How do you find the limit of # [ x + sqrt (x^2 + 2x) ]# as x approaches #-oo#?

2 Answers
Aug 15, 2016

#= -1#

Explanation:

#lim_(x to - oo) [ x + sqrt (x^2 + 2x) ]#

prepare for binomial expansion
#lim_(x to - oo) [ x + |x| sqrt (1 + 2/x) ]#

expand out
#lim_(x to - oo) [ x + |x| (1 + 1/2 2/x + O(1/x^2)) ]#

#lim_(x to - oo) [ x + |x| + |x|/x + |x| O(1/x^2) ]#

for #x <0#

#lim_(x to - oo) [ x + (-x) + (-x)/x + (-x) O(1/x^2) ]#

#lim_(x to - oo) [ -1 -x O(1/x^2) ]#

#lim_(x to - oo) [ -1 + O(1/x) ]#

#= -1#

Sep 20, 2016

To find this limit without binomial expansion see below.

Explanation:

#lim_(xrarr-oo)(x+sqrt(x^2+2x))# has indeterminate form #-oo+oo#

Rewrite as a fraction and rationalize the numerator.

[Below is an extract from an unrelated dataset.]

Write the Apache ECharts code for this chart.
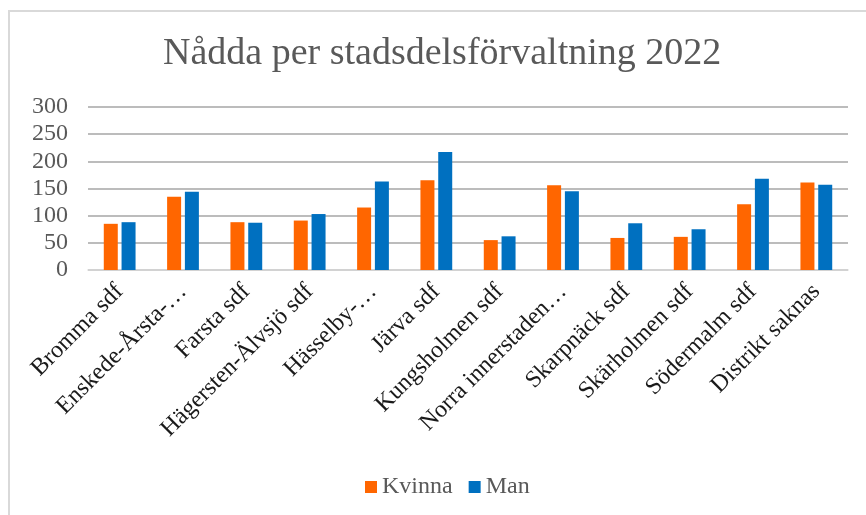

#((x+sqrt(x^2+2x)))/1* ((x-sqrt(x^2+2x)))/((x-sqrt(x^2+2x)))#

# = (x^2-(x^2+2x))/(x-sqrt(x^2+2x))#

# = (-2x)/(x-sqrt(x^2(1+2/x))# #" "# for #x != 0#

# = (-2x)/(x-sqrt(x^2)sqrt(1+2/x))#

Recall that #sqrt(x^2) = absx# so for #x < 0# we have #sqrt(x^2) = -x#.

Our expression is equivalent to

# = (-2x)/(x+xsqrt(1+2/x))# #" "# for #x < 0 #

# = (-2x)/(x(1+sqrt(1+2/x)))# #" "# for #x < 0 #

# = (-2)/(1+sqrt(1+2/x))# #" "# for #x < 0 #

Evaluating the limit as #xrarr-oo# yields

#(-2)/(1+sqrt(1+0)) = (-2)/2 = -1#